Transcribe all of the material below word for word and leave out its pictures.
══ Supplied information
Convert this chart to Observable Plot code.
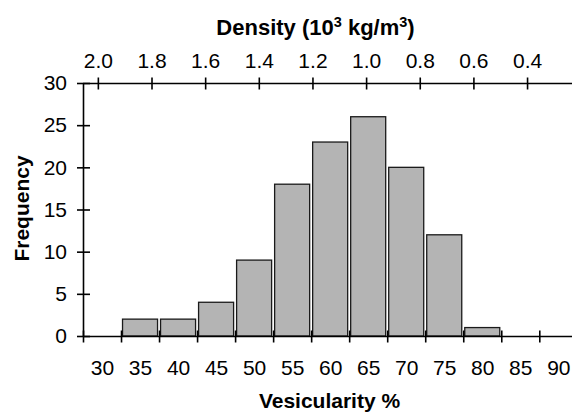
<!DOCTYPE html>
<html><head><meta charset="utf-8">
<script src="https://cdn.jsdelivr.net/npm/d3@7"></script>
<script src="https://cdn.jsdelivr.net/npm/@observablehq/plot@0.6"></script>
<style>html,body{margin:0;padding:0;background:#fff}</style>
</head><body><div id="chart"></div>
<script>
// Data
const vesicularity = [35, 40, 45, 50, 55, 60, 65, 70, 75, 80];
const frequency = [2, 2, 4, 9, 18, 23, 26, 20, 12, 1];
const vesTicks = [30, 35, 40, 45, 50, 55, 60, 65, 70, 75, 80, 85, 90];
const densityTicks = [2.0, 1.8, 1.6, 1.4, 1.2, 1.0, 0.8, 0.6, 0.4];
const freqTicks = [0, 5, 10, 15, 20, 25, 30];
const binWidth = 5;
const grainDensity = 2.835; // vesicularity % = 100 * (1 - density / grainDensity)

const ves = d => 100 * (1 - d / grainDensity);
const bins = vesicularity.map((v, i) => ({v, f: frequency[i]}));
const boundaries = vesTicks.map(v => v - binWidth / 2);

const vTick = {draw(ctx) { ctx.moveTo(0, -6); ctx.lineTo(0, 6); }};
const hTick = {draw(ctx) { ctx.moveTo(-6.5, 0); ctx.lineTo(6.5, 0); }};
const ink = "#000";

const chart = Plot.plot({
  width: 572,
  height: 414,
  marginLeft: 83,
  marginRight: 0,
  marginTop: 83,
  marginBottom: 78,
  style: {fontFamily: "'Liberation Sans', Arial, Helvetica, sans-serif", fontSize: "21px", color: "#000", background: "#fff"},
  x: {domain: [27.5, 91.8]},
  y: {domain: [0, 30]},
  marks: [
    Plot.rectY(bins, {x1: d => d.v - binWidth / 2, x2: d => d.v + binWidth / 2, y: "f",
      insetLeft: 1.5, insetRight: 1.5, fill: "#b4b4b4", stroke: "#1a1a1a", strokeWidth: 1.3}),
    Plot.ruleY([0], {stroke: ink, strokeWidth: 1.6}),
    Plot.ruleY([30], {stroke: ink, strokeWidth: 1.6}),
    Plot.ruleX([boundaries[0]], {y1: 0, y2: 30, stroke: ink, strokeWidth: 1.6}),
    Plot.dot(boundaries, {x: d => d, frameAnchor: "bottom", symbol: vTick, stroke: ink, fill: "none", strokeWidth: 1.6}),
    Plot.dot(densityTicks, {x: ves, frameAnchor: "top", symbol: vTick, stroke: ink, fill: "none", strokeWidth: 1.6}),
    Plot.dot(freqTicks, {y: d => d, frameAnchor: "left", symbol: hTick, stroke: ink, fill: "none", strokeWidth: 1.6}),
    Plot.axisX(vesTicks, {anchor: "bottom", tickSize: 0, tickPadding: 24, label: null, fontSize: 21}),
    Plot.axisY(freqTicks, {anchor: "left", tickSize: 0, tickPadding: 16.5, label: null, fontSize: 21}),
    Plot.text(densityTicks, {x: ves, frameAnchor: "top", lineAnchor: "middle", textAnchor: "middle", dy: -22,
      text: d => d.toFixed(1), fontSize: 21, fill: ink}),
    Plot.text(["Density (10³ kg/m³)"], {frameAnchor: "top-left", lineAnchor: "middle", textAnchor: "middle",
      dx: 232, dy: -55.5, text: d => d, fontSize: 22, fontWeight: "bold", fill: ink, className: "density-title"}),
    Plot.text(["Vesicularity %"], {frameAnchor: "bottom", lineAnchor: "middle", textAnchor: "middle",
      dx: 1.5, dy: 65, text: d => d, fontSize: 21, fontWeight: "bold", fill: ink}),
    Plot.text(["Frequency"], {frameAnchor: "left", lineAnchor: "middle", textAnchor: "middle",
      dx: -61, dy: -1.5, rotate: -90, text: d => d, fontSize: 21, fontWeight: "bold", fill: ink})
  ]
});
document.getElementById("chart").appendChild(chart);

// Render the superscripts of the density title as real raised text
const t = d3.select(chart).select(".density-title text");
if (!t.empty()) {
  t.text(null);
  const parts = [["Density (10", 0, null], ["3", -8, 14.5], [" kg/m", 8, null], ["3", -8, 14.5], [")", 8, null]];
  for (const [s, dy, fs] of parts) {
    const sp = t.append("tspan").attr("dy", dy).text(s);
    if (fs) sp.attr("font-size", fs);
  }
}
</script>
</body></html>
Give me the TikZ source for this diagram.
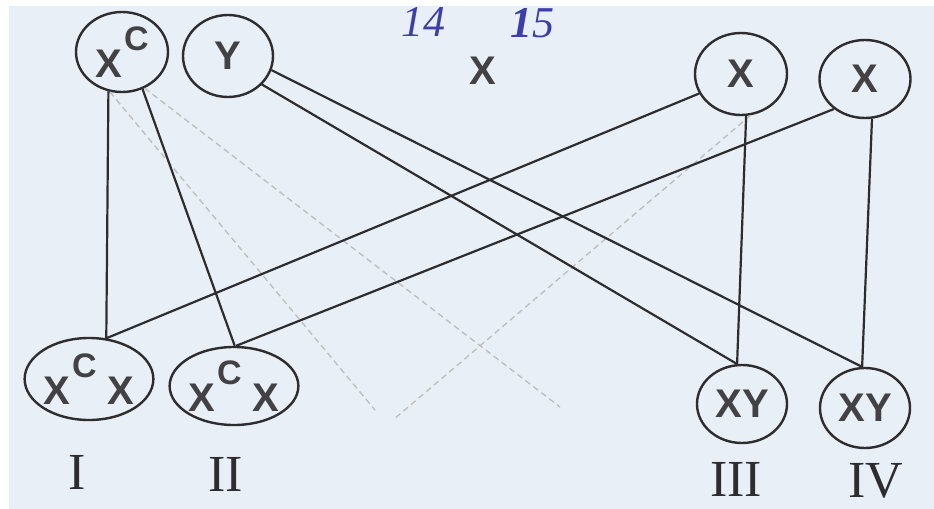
════
*Complete output:*
Convert this chart to Observable Plot code.
<!DOCTYPE html>
<html><head><meta charset="utf-8">
<script src="https://cdn.jsdelivr.net/npm/d3@7"></script>
<script src="https://cdn.jsdelivr.net/npm/@observablehq/plot@0.6"></script>
<style>html,body{margin:0;padding:0;background:#fff}</style>
</head><body><div id="chart"></div>
<script>
// Data
const vesicularity = [35, 40, 45, 50, 55, 60, 65, 70, 75, 80];
const frequency = [2, 2, 4, 9, 18, 23, 26, 20, 12, 1];
const vesTicks = [30, 35, 40, 45, 50, 55, 60, 65, 70, 75, 80, 85, 90];
const densityTicks = [2.0, 1.8, 1.6, 1.4, 1.2, 1.0, 0.8, 0.6, 0.4];
const freqTicks = [0, 5, 10, 15, 20, 25, 30];
const binWidth = 5;
const grainDensity = 2.835; // vesicularity % = 100 * (1 - density / grainDensity)

const ves = d => 100 * (1 - d / grainDensity);
const bins = vesicularity.map((v, i) => ({v, f: frequency[i]}));
const boundaries = vesTicks.map(v => v - binWidth / 2);

const vTick = {draw(ctx) { ctx.moveTo(0, -6); ctx.lineTo(0, 6); }};
const hTick = {draw(ctx) { ctx.moveTo(-6.5, 0); ctx.lineTo(6.5, 0); }};
const ink = "#000";

const chart = Plot.plot({
  width: 572,
  height: 414,
  marginLeft: 83,
  marginRight: 0,
  marginTop: 83,
  marginBottom: 78,
  style: {fontFamily: "'Liberation Sans', Arial, Helvetica, sans-serif", fontSize: "21px", color: "#000", background: "#fff"},
  x: {domain: [27.5, 91.8]},
  y: {domain: [0, 30]},
  marks: [
    Plot.rectY(bins, {x1: d => d.v - binWidth / 2, x2: d => d.v + binWidth / 2, y: "f",
      insetLeft: 1.5, insetRight: 1.5, fill: "#b4b4b4", stroke: "#1a1a1a", strokeWidth: 1.3}),
    Plot.ruleY([0], {stroke: ink, strokeWidth: 1.6}),
    Plot.ruleY([30], {stroke: ink, strokeWidth: 1.6}),
    Plot.ruleX([boundaries[0]], {y1: 0, y2: 30, stroke: ink, strokeWidth: 1.6}),
    Plot.dot(boundaries, {x: d => d, frameAnchor: "bottom", symbol: vTick, stroke: ink, fill: "none", strokeWidth: 1.6}),
    Plot.dot(densityTicks, {x: ves, frameAnchor: "top", symbol: vTick, stroke: ink, fill: "none", strokeWidth: 1.6}),
    Plot.dot(freqTicks, {y: d => d, frameAnchor: "left", symbol: hTick, stroke: ink, fill: "none", strokeWidth: 1.6}),
    Plot.axisX(vesTicks, {anchor: "bottom", tickSize: 0, tickPadding: 24, label: null, fontSize: 21}),
    Plot.axisY(freqTicks, {anchor: "left", tickSize: 0, tickPadding: 16.5, label: null, fontSize: 21}),
    Plot.text(densityTicks, {x: ves, frameAnchor: "top", lineAnchor: "middle", textAnchor: "middle", dy: -22,
      text: d => d.toFixed(1), fontSize: 21, fill: ink}),
    Plot.text(["Density (10³ kg/m³)"], {frameAnchor: "top-left", lineAnchor: "middle", textAnchor: "middle",
      dx: 232, dy: -55.5, text: d => d, fontSize: 22, fontWeight: "bold", fill: ink, className: "density-title"}),
    Plot.text(["Vesicularity %"], {frameAnchor: "bottom", lineAnchor: "middle", textAnchor: "middle",
      dx: 1.5, dy: 65, text: d => d, fontSize: 21, fontWeight: "bold", fill: ink}),
    Plot.text(["Frequency"], {frameAnchor: "left", lineAnchor: "middle", textAnchor: "middle",
      dx: -61, dy: -1.5, rotate: -90, text: d => d, fontSize: 21, fontWeight: "bold", fill: ink})
  ]
});
document.getElementById("chart").appendChild(chart);

// Render the superscripts of the density title as real raised text
const t = d3.select(chart).select(".density-title text");
if (!t.empty()) {
  t.text(null);
  const parts = [["Density (10", 0, null], ["3", -8, 14.5], [" kg/m", 8, null], ["3", -8, 14.5], [")", 8, null]];
  for (const [s, dy, fs] of parts) {
    const sp = t.append("tspan").attr("dy", dy).text(s);
    if (fs) sp.attr("font-size", fs);
  }
}
</script>
</body></html>
Give me the TikZ source for this diagram.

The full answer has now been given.